Trixie the Barred Owl

“Trixie,” a barred owl, was stolen out of a nest in Kentucky when she was still a ball of fluff. Fish and Wildlife personnel found out about her and confiscated the little owl from the people who were holding her illegally. She had been fed hamburger and milk and bread and was in poor condition when presented to Trust for Wildlife for rehabilitation.

Within a week, Trixie was on the road to recovery eating a steady diet of mice. At about the same time that the special owl arrived on the doorstep of the Trust, the president of TFW had brought home a Lhasa Apso, just five weeks old and about the same age as the owl. What to do? Darter the dog and Trixie the owl figured it our very fast and became best friends.

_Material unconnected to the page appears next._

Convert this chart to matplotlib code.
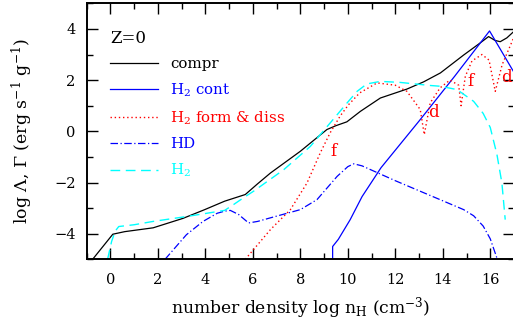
import matplotlib
matplotlib.use("Agg")
import matplotlib.pyplot as plt

plt.rcParams["font.family"] = ["DejaVu Serif"]
plt.rcParams["mathtext.fontset"] = "dejavuserif"
plt.rcParams["mathtext.default"] = "regular"

# curves: log n_H vs log Lambda/Gamma
compr_x = [-0.75, 0.1, 0.6, 1.8, 3.06, 3.97, 4.81, 5.68, 6.2, 6.74, 8.0, 9.12, 9.5, 9.96,
           10.53, 11.37, 12.49, 13.19, 13.9, 14.88, 15.5, 15.93, 16.2, 16.42, 16.7, 16.97]
compr_y = [-5.0, -4.02, -3.92, -3.77, -3.4, -3.06, -2.73, -2.47, -2.05, -1.63, -0.78, 0.07, 0.22, 0.37,
           0.78, 1.3, 1.65, 1.93, 2.28, 2.98, 3.4, 3.7, 3.55, 3.5, 3.65, 3.88]

h2cont_x = [9.36, 9.36, 9.6, 10.1, 10.6, 11.4, 13.0, 14.5, 15.97, 17.0]
h2cont_y = [-5.0, -4.5, -4.22, -3.45, -2.55, -1.42, 0.4, 2.15, 3.92, 2.3]

h2fd_x = [5.68, 6.74, 7.58, 8.28, 8.84, 9.26, 9.68, 10.03, 10.5, 11.23, 12.0, 12.49, 13.05, 13.22,
          13.47, 13.89, 14.3, 14.67, 14.77, 14.95, 15.23, 15.65, 15.95, 16.21, 16.5, 16.97]
h2fd_y = [-5.0, -3.84, -3.06, -2.02, -0.84, -0.05, 0.6, 1.04, 1.5, 1.89, 1.8, 1.56, 0.85, -0.13,
          1.11, 1.7, 2.0, 1.8, 1.0, 2.15, 2.75, 3.0, 2.78, 1.56, 2.6, 3.62]

hd_x = [2.3, 3.2, 3.9, 4.5, 4.81, 5.05, 5.4, 5.82, 6.2, 6.74, 8.0, 8.7, 9.55, 10.0, 10.25, 10.6,
        12.0, 14.88, 15.3, 15.7, 16.0, 16.28]
hd_y = [-5.0, -4.04, -3.52, -3.2, -3.12, -3.09, -3.25, -3.58, -3.52, -3.38, -3.06, -2.67, -1.76, -1.38, -1.27, -1.35,
        -1.93, -3.06, -3.3, -3.7, -4.2, -4.95]

h2_x = [-0.12, 0.05, 0.2, 0.35, 1.0, 1.8, 3.2, 4.81, 5.19, 5.6, 6.03, 7.3, 8.42, 9.26, 9.97, 10.39,
        10.8, 11.37, 12.2, 13.47, 13.89, 14.6, 15.3, 15.7, 16.0, 16.28, 16.49, 16.63]
h2_y = [-5.0, -4.3, -3.9, -3.72, -3.65, -3.52, -3.33, -3.09, -2.86, -2.6, -2.34, -1.5, -0.59, 0.33, 1.11, 1.56,
        1.85, 1.95, 1.91, 1.79, 1.76, 1.63, 1.17, 0.7, 0.15, -0.9, -2.02, -3.45]

# "f" / "d" markers along the formation & dissociation curve
fd_labels = ["f", "d", "f", "d"]
fd_label_x = [9.38, 13.59, 15.16, 16.68]
fd_label_y = [-0.78, 0.72, 1.95, 2.12]

RED = "#ff0000"
BLUE = "#0000ff"
CYAN = "#00ffff"

fig = plt.figure(figsize=(5.13, 3.29), dpi=100)
ax = fig.add_axes([86.7 / 513, 1 - 259.3 / 329, (514 - 86.7) / 513, 256 / 329])

ax.plot(compr_x, compr_y, color="black", lw=0.9, label="compr")
ax.plot(h2cont_x, h2cont_y, color=BLUE, lw=0.9, label="H$_2$ cont")
ax.plot(h2fd_x, h2fd_y, color=RED, lw=1.0, linestyle=(0, (1, 2)), label="H$_2$ form & diss")
ax.plot(hd_x, hd_y, color=BLUE, lw=0.9, linestyle=(0, (6, 2, 1, 2)), label="HD")
ax.plot(h2_x, h2_y, color=CYAN, lw=1.0, linestyle=(0, (7, 4)), label="H$_2$")

for s, x, y in zip(fd_labels, fd_label_x, fd_label_y):
    ax.text(x, y, s, color=RED, fontsize=12, ha="center", va="center")

ax.set_xlim(-1, 17)
ax.set_ylim(-5, 5)
ax.set_xticks(range(0, 17, 2))
ax.set_xticks(range(-1, 18), minor=True)
ax.set_yticks(range(-4, 5, 2))
ax.set_yticks(range(-5, 6), minor=True)
ax.tick_params(which="both", direction="in", top=True, right=True, width=1, labelsize=10.5)
ax.tick_params(which="major", length=8)
ax.tick_params(axis="x", which="major", pad=10)
ax.tick_params(axis="y", which="major", pad=8)
ax.tick_params(which="minor", length=4)
for sp in ax.spines.values():
    sp.set_linewidth(1.4)

ax.set_xlabel("number density log n$_H$ (cm$^{-3}$)", fontsize=12.3, labelpad=6)
ax.set_ylabel(r"log $\Lambda$, $\Gamma$ (erg s$^{-1}$ g$^{-1}$)", fontsize=12.5, labelpad=14)

leg = ax.legend(loc="upper left", bbox_to_anchor=(0.055, 0.897), frameon=False, fontsize=10.8,
                title="Z=0", title_fontsize=12, alignment="left", handlelength=3.2,
                handletextpad=0.8, labelspacing=0.7, borderpad=0, borderaxespad=0,
                labelcolor=["black", BLUE, RED, BLUE, CYAN])

fig.savefig("out.png", dpi=100, facecolor="white")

Both participated in education programs throughout the Midwest, Great Lakes, and Northeast. Riding side by side, high on a special platform built up from a bench seat, they would watch with interest what was happening along the interstate highways as well as along the back roads. Truckers would go flying by at 80 mph and then suddenly ease back next to the van, pointing at the owl and dog with a strange look on their faces.

Once, while “stumping” for protection of a river corridor in northern Maine, local folks at a diner asked about the owl that had been on tv the night before. The president of TFW, went out to the van and brought the owl in to share with curious onlookers. Within seconds, friends were calling friends and pickup trucks appeared within minutes from all directions. As more and more people crammed into the diner, Trixie helped by making a presentation of owl hoots and wing flaps. At the end of the program time, as Trixie was being carried out to the van, a very large lumberman approached the TFW president and wanted to buy the owl. The response was that there were laws to protect wildlife species besides the fact she was a member of the family. The gruff response was “LAWS?” A hasty exit was in order. But, once again pointed out the necessity of public education and the valuable role played by Trixie and other wildlife species who were permanently injured or orphaned and could help through public presentations.

Trixie lived 16 owl years and Darter for 17 dog years. The world is a better place for their major contributions.